- [EXERCISE REQUIREMENTS]
Reproduce the lines below exactly, from the one containing "What matplotlib code" through the one containing "lw=2.2, solid_capstyle='butt', zorder=4)", both included. Leave out any pictures.

Source code of charts
↓
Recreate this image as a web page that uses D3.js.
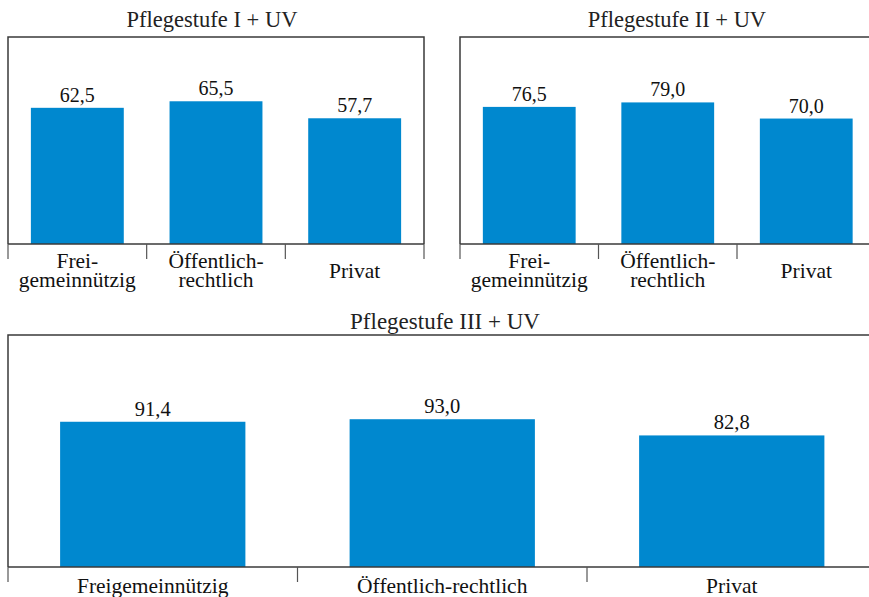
<!DOCTYPE html>
<html>
<head>
<meta charset="utf-8">
<script src="https://cdn.jsdelivr.net/npm/d3@7"></script>
<style>
  html, body { margin: 0; padding: 0; background: #fff; }
  svg { display: block; }
</style>
</head>
<body>
<svg id="chart" width="869" height="597"></svg>
<script>
// values
const panelTitles = ["Pflegestufe I + UV", "Pflegestufe II + UV", "Pflegestufe III + UV"];
const categories = ["Freigemeinnützig", "Öffentlich-rechtlich", "Privat"];
const shortLabels = [["Frei-", "gemeinnützig"], ["Öffentlich-", "rechtlich"], ["Privat"]];
const valuesI = [62.5, 65.5, 57.7];
const valuesII = [76.5, 79.0, 70.0];
const valuesIII = [91.4, 93.0, 82.8];
const yMax = [95, 115.5, 146];

const barColor = "#0088cf";
const lineColor = "#3a3a3a";
const serif = '"Liberation Serif"';
const fmt = (v) => v.toFixed(1).replace(".", ",");

// layout of the three panels
const panels = [
  { title: panelTitles[0], values: valuesI, yMax: yMax[0], x0: 8, x1: 424, top: 37, base: 244,
    barFrac: 0.67, titleX: 212, titleY: 27, tick: 15, labels: shortLabels, titleSize: 22.5, valueSize: 20, labelSize: 21.5 },
  { title: panelTitles[1], values: valuesII, yMax: yMax[1], x0: 460, x1: 875.5, top: 37, base: 244,
    barFrac: 0.67, titleX: 677, titleY: 27, tick: 15, labels: shortLabels, titleSize: 22.5, valueSize: 20, labelSize: 21.5 },
  { title: panelTitles[2], values: valuesIII, yMax: yMax[2], x0: 8, x1: 876.5, top: 335, base: 567,
    barFrac: 0.64, titleX: 445, titleY: 329, tick: 15, labels: categories.map((c) => [c]), titleSize: 23, valueSize: 20.5, labelSize: 21.5, labelDy: 26 }
];

const svg = d3.select("#chart");

panels.forEach((p) => {
  const g = svg.append("g");

  const x = d3.scaleBand().domain(categories).range([p.x0, p.x1]).padding(0);
  const y = d3.scaleLinear().domain([0, p.yMax]).range([p.base, p.top]);
  const bw = x.bandwidth() * p.barFrac;

  // bars
  g.selectAll("rect.bar")
    .data(p.values)
    .join("rect")
    .attr("class", "bar")
    .attr("x", (d, i) => x(categories[i]) + (x.bandwidth() - bw) / 2)
    .attr("y", (d) => y(d))
    .attr("width", bw)
    .attr("height", (d) => y(0) - y(d))
    .attr("fill", barColor);

  // value labels
  g.selectAll("text.val")
    .data(p.values)
    .join("text")
    .attr("class", "val")
    .attr("x", (d, i) => x(categories[i]) + x.bandwidth() / 2)
    .attr("y", (d) => y(d) - 6)
    .attr("text-anchor", "middle")
    .style("font-family", serif)
    .style("font-size", p.valueSize + "px")
    .attr("fill", "#111")
    .text(fmt);

  // frame: left, top, right
  g.append("path")
    .attr("d", `M${p.x0},${p.base}V${p.top}H${p.x1}V${p.base}`)
    .attr("fill", "none")
    .attr("stroke", lineColor)
    .attr("stroke-width", 1.5);

  // x axis: baseline and ticks at category boundaries
  const xAxis = g.append("g").attr("transform", `translate(0,${p.base})`);
  xAxis.append("line")
    .attr("x1", p.x0).attr("x2", p.x1)
    .attr("stroke", lineColor).attr("stroke-width", 1.5);
  const bounds = categories.map((c) => x(c)).concat([p.x1]);
  xAxis.selectAll("line.tick")
    .data(bounds)
    .join("line")
    .attr("class", "tick")
    .attr("x1", (d) => d).attr("x2", (d) => d)
    .attr("y1", 0).attr("y2", p.tick)
    .attr("stroke", "#555").attr("stroke-width", 1.2);

  // category labels
  const twoLine = p.labels.some((l) => l.length > 1);
  p.labels.forEach((lines, i) => {
    const cx = x(categories[i]) + x.bandwidth() / 2;
    const lh = 19;
    const first = (p.labelDy || 24) + (lines.length === 1 && twoLine ? lh / 2 : 0);
    const t = xAxis.append("text")
      .attr("text-anchor", "middle")
      .style("font-family", serif)
      .style("font-size", p.labelSize + "px")
      .attr("fill", "#111");
    lines.forEach((line, j) => {
      t.append("tspan").attr("x", cx).attr("y", first + j * lh).text(line);
    });
  });

  // title
  g.append("text")
    .attr("x", p.titleX)
    .attr("y", p.titleY)
    .attr("text-anchor", "middle")
    .style("font-family", serif)
    .style("font-size", p.titleSize + "px")
    .attr("fill", "#222")
    .text(p.title);
});
</script>
</body>
</html>
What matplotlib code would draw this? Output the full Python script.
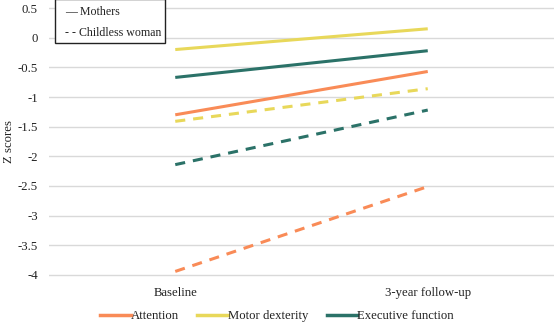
import matplotlib
matplotlib.use("Agg")
import matplotlib.pyplot as plt
from matplotlib.lines import Line2D
from matplotlib.patches import Rectangle

plt.rcParams['font.family'] = ['Liberation Serif', 'DejaVu Serif']

timepoints = ["Baseline", "3-year follow-up"]
domains = ["Attention", "Motor dexterity", "Executive function"]
colors = ["#F98B57", "#E8D85A", "#2B7268"]

mothers = {
    "Attention": [-1.30, -0.57],
    "Motor dexterity": [-0.20, 0.15],
    "Executive function": [-0.67, -0.22],
}
childless = {
    "Attention": [-3.94, -2.51],
    "Motor dexterity": [-1.41, -0.86],
    "Executive function": [-2.14, -1.22],
}

yticks = [0.5, 0, -0.5, -1, -1.5, -2, -2.5, -3, -3.5, -4]
ytick_labels = ["0.5", "0", "-0.5", "-1", "-1.5", "-2", "-2.5", "-3", "-3.5", "-4"]

FS = 9.2
TXT = '#222222'

fig = plt.figure(figsize=(5.54, 3.24), dpi=100)
ax = fig.add_axes([49 / 554, 1 - 277 / 324, 1 - 49 / 554, (277 - 6) / 324])

x = list(range(len(timepoints)))
for name, c in zip(domains, colors):
    ax.plot(x, childless[name], color=c, lw=2.2, dashes=(3.3, 2.6),
            solid_capstyle='butt', dash_capstyle='butt', zorder=3)
    ax.plot(x, mothers[name], color=c, lw=2.2, solid_capstyle='butt', zorder=4)

ax.set_xlim(-0.5, 1.5)
ax.set_ylim(-4.034, 0.534)
ax.set_yticks(yticks)
ax.set_yticklabels(ytick_labels)
ax.set_xticks(x)
ax.set_xticklabels(timepoints)
ax.tick_params(axis='both', length=0, labelsize=FS, colors=TXT)
ax.tick_params(axis='y', pad=8)
ax.tick_params(axis='x', pad=7)
ax.grid(axis='y', color='#d9d9d9', lw=1)
ax.set_axisbelow(True)
for s in ax.spines.values():
    s.set_visible(False)
ax.set_ylabel("Z scores", fontsize=FS, color=TXT, labelpad=2)

handles = [Line2D([], [], color=c, lw=2.5) for c in colors]
fig.legend(handles, domains, loc='lower center', bbox_to_anchor=(0.5, -0.03),
           ncol=3, frameon=False, fontsize=FS, handlelength=2.4,
           handletextpad=0.0, columnspacing=1.45, labelcolor=TXT)

# group key in the top-left corner
fig.patches.append(Rectangle((55 / 554, 1 - 43 / 324), 110 / 554, 44 / 324,
                             transform=fig.transFigure, fill=True,
                             facecolor='white', edgecolor='#222222', lw=1.0,
                             zorder=5))
fig.text(65 / 554, 1 - 12 / 324, "— Mothers", fontsize=8.6, va='center',
         color=TXT, zorder=6)
fig.text(65 / 554, 1 - 33 / 324, "- - Childless woman", fontsize=8.6,
         va='center', color=TXT, zorder=6)

fig.savefig("out.png", dpi=100)
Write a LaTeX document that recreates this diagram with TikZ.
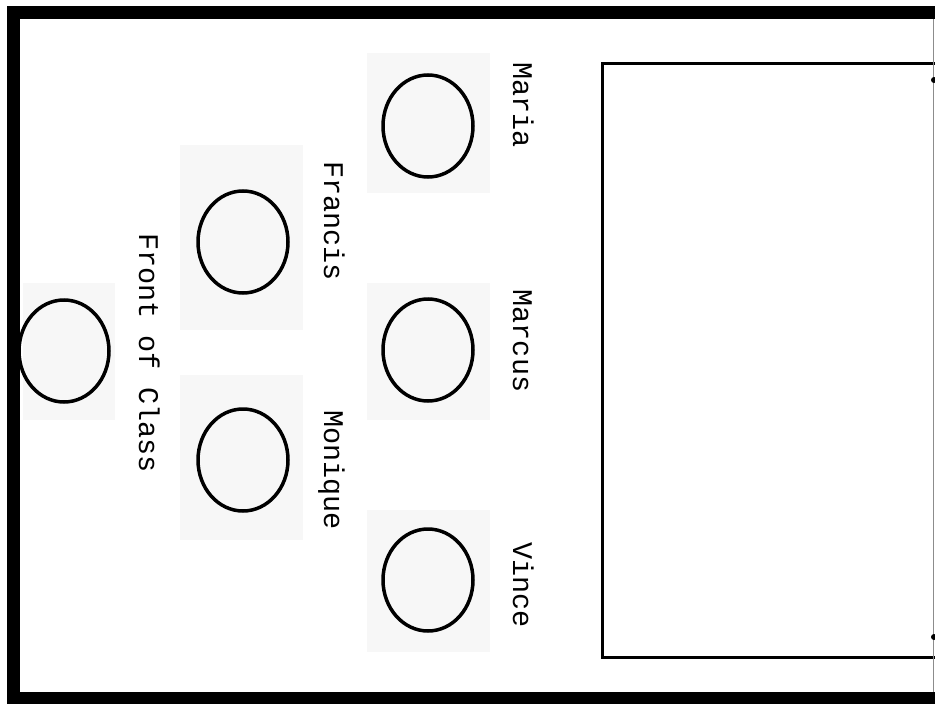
\documentclass[tikz,border=0pt]{standalone}
\usepackage{fontspec}
\setmonofont{Liberation Mono}
\usetikzlibrary{shapes.geometric}

\begin{document}
\begin{tikzpicture}[
    x=1pt, y=-1pt,
    seat/.style={
        draw, ellipse, line width=3.5pt, minimum width=90pt, minimum height=102pt,
        inner sep=0pt
    },
    patch/.style={fill=black!3, draw=none},
    who/.style={
        font=\fontsize{28.5}{30}\selectfont\ttfamily, rotate=-90, anchor=base,
        inner sep=0pt
    },
    frame/.style={line width=13pt},
    desk/.style={line width=3pt},
]
\useasboundingbox (0,0) rectangle (935,704);
\clip (0,0) rectangle (935,704);

% Room
\draw[frame] (13.5,12.5) rectangle (960,698);
\draw[desk] (602.5,63) rectangle (980,657);
\draw[black!45, line width=1pt] (933.5,19) -- (933.5,692);
\fill (934,80) circle (3pt);
\fill (934,637) circle (3pt);

% Faded backgrounds
\fill[patch] (23,283)   rectangle (115,420);
\fill[patch] (180,145)  rectangle (303,330);
\fill[patch] (180,375)  rectangle (303,540);
\fill[patch] (367,53)   rectangle (490,193);
\fill[patch] (367,283)  rectangle (490,420);
\fill[patch] (367,510)  rectangle (490,652);

% Seats
\node[seat] (front)   at (64,351)  {};
\node[seat] (francis) at (243,242) {};
\node[seat] (monique) at (243,460) {};
\node[seat] (maria)   at (428,126) {};
\node[seat] (marcus)  at (428,350) {};
\node[seat] (vince)   at (428,580) {};

% Names
\node[who] (frontName)   at (139,353) {Front of Class};
\node[who] (francisName) at (324,221) {Francis};
\node[who] (moniqueName) at (324,470) {Monique};
\node[who] (mariaName)   at (513,105) {Maria};
\node[who] (marcusName)  at (513,341) {Marcus};
\node[who] (vinceName)   at (513,585) {Vince};

\end{tikzpicture}
\end{document}
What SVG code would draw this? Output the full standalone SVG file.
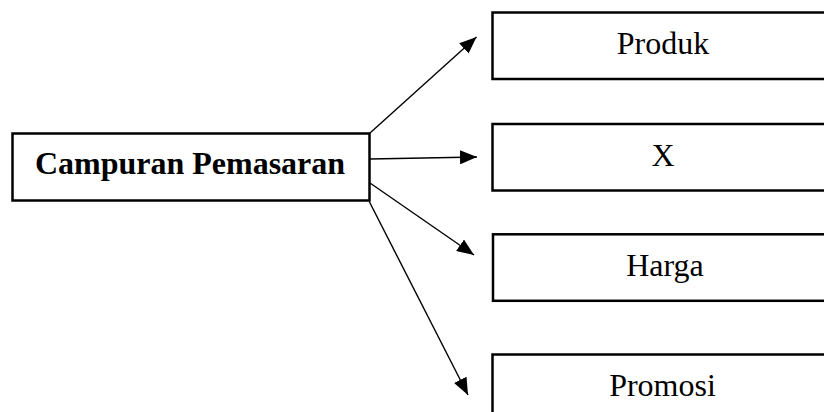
<svg xmlns="http://www.w3.org/2000/svg" width="824" height="412" viewBox="0 0 824 412">
<style>
.box{fill:#fff;stroke:#000;stroke-width:2.5}
.lbl{font-family:"Liberation Serif","Times New Roman",serif;font-size:32px;fill:#000;text-anchor:middle}
.b{font-weight:bold}
.conn{stroke:#000;stroke-width:1.4;fill:none;marker-end:url(#ah)}
</style>
<defs>
<marker id="ah" markerUnits="userSpaceOnUse" markerWidth="18" markerHeight="14" refX="17" refY="7" orient="auto">
<path d="M0,0 L17,7 L0,14 z" fill="#000"/>
</marker>
</defs>
<rect width="824" height="412" fill="#fff"/>
<g id="node-campuran">
<rect class="box" x="12.5" y="133.5" width="357" height="67"/>
<text class="lbl b" x="190" y="174">Campuran Pemasaran</text>
</g>
<g id="node-produk">
<rect class="box" x="492.5" y="12.5" width="340" height="66.5"/>
<text class="lbl" x="663" y="54">Produk</text>
</g>
<g id="node-x">
<rect class="box" x="492.5" y="124" width="340" height="66.5"/>
<text class="lbl" x="663" y="166">X</text>
</g>
<g id="node-harga">
<rect class="box" x="493" y="234.3" width="340" height="66.5"/>
<text class="lbl" x="665" y="276">Harga</text>
</g>
<g id="node-promosi">
<rect class="box" x="492.5" y="354.5" width="340" height="80"/>
<text class="lbl" x="662.5" y="396">Promosi</text>
</g>
<g id="connectors">
<line class="conn" x1="370" y1="133" x2="476.5" y2="37"/>
<line class="conn" x1="370" y1="159" x2="477" y2="157"/>
<line class="conn" x1="370" y1="183" x2="474" y2="255"/>
<line class="conn" x1="369" y1="201" x2="468" y2="395"/>
</g>
</svg>
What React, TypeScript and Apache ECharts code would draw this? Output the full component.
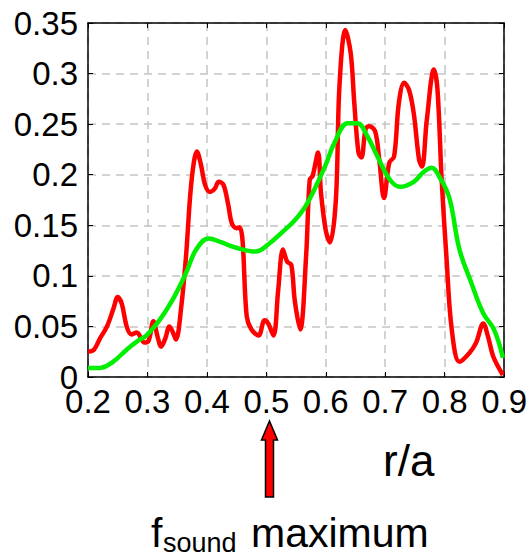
import React, { useEffect, useRef } from "react";
import * as echarts from "echarts";

// radial position r/a and amplitude of the red (measured) profile
const redR = [
  0.2, 0.21, 0.22, 0.232, 0.243, 0.25, 0.257, 0.265, 0.273, 0.282, 0.295, 0.302, 0.31, 0.317,
  0.323, 0.33, 0.337, 0.343, 0.348, 0.357, 0.365, 0.372, 0.378, 0.383, 0.39, 0.397, 0.405,
  0.413, 0.42, 0.428, 0.436, 0.442, 0.45, 0.455, 0.46, 0.467, 0.475, 0.487, 0.497, 0.503,
  0.512, 0.52, 0.528, 0.535, 0.542, 0.548, 0.557, 0.567, 0.573, 0.578, 0.587, 0.592, 0.6,
  0.607, 0.617, 0.623, 0.633, 0.642, 0.648, 0.655, 0.66, 0.667, 0.673, 0.683, 0.69, 0.698,
  0.707, 0.715, 0.723, 0.732, 0.74, 0.748, 0.757, 0.762, 0.77, 0.782, 0.788, 0.795, 0.803,
  0.812, 0.825, 0.842, 0.853, 0.865, 0.873, 0.882, 0.898,
];
const redV = [
  0.025, 0.027, 0.038, 0.05, 0.068, 0.079, 0.072, 0.05, 0.042, 0.044, 0.034, 0.036, 0.055,
  0.04, 0.03, 0.038, 0.05, 0.044, 0.037, 0.07, 0.12, 0.18, 0.212, 0.223, 0.21, 0.19, 0.183,
  0.186, 0.193, 0.19, 0.17, 0.152, 0.147, 0.148, 0.135, 0.06, 0.047, 0.041, 0.056, 0.053,
  0.041, 0.086, 0.126, 0.114, 0.111, 0.075, 0.047, 0.12, 0.195, 0.199, 0.222, 0.182, 0.145,
  0.133, 0.175, 0.287, 0.343, 0.32, 0.271, 0.222, 0.217, 0.245, 0.248, 0.243, 0.215, 0.177,
  0.212, 0.218, 0.271, 0.291, 0.284, 0.261, 0.215, 0.208, 0.254, 0.304, 0.284, 0.195, 0.119,
  0.047, 0.015, 0.024, 0.034, 0.053, 0.04, 0.02, 0.002,
];

// smoothed (green) profile
const greenR = [
  0.2, 0.22, 0.242, 0.265, 0.282, 0.298, 0.32, 0.342, 0.365, 0.382, 0.403, 0.425, 0.448,
  0.482, 0.503, 0.532, 0.548, 0.565, 0.583, 0.6, 0.615, 0.637, 0.653, 0.67, 0.687, 0.708,
  0.725, 0.748, 0.765, 0.778, 0.792, 0.808, 0.825, 0.845, 0.865, 0.883, 0.898,
];
const greenV = [
  0.009, 0.009, 0.015, 0.027, 0.035, 0.041, 0.056, 0.076, 0.103, 0.126, 0.137, 0.133, 0.128,
  0.124, 0.131, 0.146, 0.155, 0.168, 0.188, 0.21, 0.232, 0.251, 0.251, 0.238, 0.218, 0.195,
  0.188, 0.193, 0.203, 0.207, 0.197, 0.177, 0.126, 0.093, 0.063, 0.047, 0.019,
];

const xMin = 0.2;
const xMax = 0.9;
const xStep = 0.1;
const yMin = 0;
const yMax = 0.35;
const yStep = 0.05;

const FONT = "'Liberation Sans', Arial, sans-serif";

const fmt = (v: number) => String(+v.toFixed(2));

export default function App() {
  const ref = useRef<HTMLDivElement>(null);

  useEffect(() => {
    if (!ref.current) return;
    const chart = echarts.init(ref.current, undefined, { renderer: "svg" });

    const redData = redR.map((r, i) => [r, redV[i]]);
    const greenData = greenR.map((r, i) => [r, greenV[i]]);

    const boxLine = { show: true, onZero: false, lineStyle: { color: "#000", width: 1.5 } };
    const innerTick = { show: true, inside: true, length: 5, lineStyle: { color: "#000", width: 1 } };
    const dashGrid = {
      show: true,
      lineStyle: { color: "#c4c4c4", width: 1.5, type: [8, 6] as number[] },
    };

    chart.setOption({
      animation: false,
      backgroundColor: "#fff",
      grid: { left: 88, right: 22, top: 23, bottom: 181 },
      xAxis: [
        {
          type: "value",
          min: xMin,
          max: xMax,
          interval: xStep,
          position: "bottom",
          axisLine: boxLine,
          axisTick: innerTick,
          splitLine: dashGrid,
          axisLabel: {
            color: "#000",
            fontFamily: FONT,
            fontSize: 33,
            margin: 8,
            formatter: fmt,
          },
        },
        {
          type: "value",
          min: xMin,
          max: xMax,
          interval: xStep,
          position: "top",
          axisLine: boxLine,
          axisTick: innerTick,
          splitLine: { show: false },
          axisLabel: { show: false },
        },
      ],
      yAxis: [
        {
          type: "value",
          min: yMin,
          max: yMax,
          interval: yStep,
          position: "left",
          axisLine: boxLine,
          axisTick: innerTick,
          splitLine: dashGrid,
          axisLabel: {
            color: "#000",
            fontFamily: FONT,
            fontSize: 33,
            margin: 10,
            formatter: fmt,
          },
        },
        {
          type: "value",
          min: yMin,
          max: yMax,
          interval: yStep,
          position: "right",
          axisLine: boxLine,
          axisTick: innerTick,
          splitLine: { show: false },
          axisLabel: { show: false },
        },
      ],
      series: [
        {
          type: "line",
          xAxisIndex: 0,
          yAxisIndex: 0,
          data: redData,
          smooth: 0.35,
          showSymbol: false,
          lineStyle: { color: "#ff0000", width: 4.5 },
          z: 3,
        },
        {
          type: "line",
          xAxisIndex: 0,
          yAxisIndex: 0,
          data: greenData,
          smooth: 0.4,
          showSymbol: false,
          lineStyle: { color: "#00ee00", width: 4.5 },
          z: 4,
        },
      ],
      graphic: [
        {
          type: "polygon",
          shape: {
            points: [
              [269.5, 421],
              [277.5, 440],
              [273.5, 440],
              [273.5, 497],
              [265.5, 497],
              [265.5, 440],
              [261.5, 440],
            ],
          },
          style: { fill: "#ff0000", stroke: "#000", lineWidth: 1.5 },
        },
        {
          type: "text",
          x: 383,
          y: 460,
          style: {
            text: "r/a",
            fill: "#000",
            font: `44px ${FONT}`,
            textAlign: "left",
            textVerticalAlign: "middle",
          },
        },
        {
          type: "text",
          x: 151,
          y: 533,
          style: {
            text: "f",
            fill: "#000",
            font: `41px ${FONT}`,
            textAlign: "left",
            textVerticalAlign: "middle",
          },
        },
        {
          type: "text",
          x: 163,
          y: 543,
          style: {
            text: "sound",
            fill: "#000",
            font: `27px ${FONT}`,
            textAlign: "left",
            textVerticalAlign: "middle",
          },
        },
        {
          type: "text",
          x: 251,
          y: 533,
          style: {
            text: "maximum",
            fill: "#000",
            font: `41px ${FONT}`,
            textAlign: "left",
            textVerticalAlign: "middle",
          },
        },
      ],
    });

    return () => chart.dispose();
  }, []);

  return (
    <div
      ref={ref}
      style={{ position: "fixed", left: 0, top: 0, width: 530, height: 558, background: "#fff" }}
    />
  );
}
↑
- [RESPONSE TO THE TASK]
What matplotlib code would draw this? Output the full Python script.
import matplotlib
matplotlib.use("Agg")
import matplotlib.pyplot as plt
from matplotlib.lines import Line2D
from matplotlib.patches import Rectangle

plt.rcParams['font.family'] = ['Liberation Serif', 'DejaVu Serif']

timepoints = ["Baseline", "3-year follow-up"]
domains = ["Attention", "Motor dexterity", "Executive function"]
colors = ["#F98B57", "#E8D85A", "#2B7268"]

mothers = {
    "Attention": [-1.30, -0.57],
    "Motor dexterity": [-0.20, 0.15],
    "Executive function": [-0.67, -0.22],
}
childless = {
    "Attention": [-3.94, -2.51],
    "Motor dexterity": [-1.41, -0.86],
    "Executive function": [-2.14, -1.22],
}

yticks = [0.5, 0, -0.5, -1, -1.5, -2, -2.5, -3, -3.5, -4]
ytick_labels = ["0.5", "0", "-0.5", "-1", "-1.5", "-2", "-2.5", "-3", "-3.5", "-4"]

FS = 9.2
TXT = '#222222'

fig = plt.figure(figsize=(5.54, 3.24), dpi=100)
ax = fig.add_axes([49 / 554, 1 - 277 / 324, 1 - 49 / 554, (277 - 6) / 324])

x = list(range(len(timepoints)))
for name, c in zip(domains, colors):
    ax.plot(x, childless[name], color=c, lw=2.2, dashes=(3.3, 2.6),
            solid_capstyle='butt', dash_capstyle='butt', zorder=3)
    ax.plot(x, mothers[name], color=c, lw=2.2, solid_capstyle='butt', zorder=4)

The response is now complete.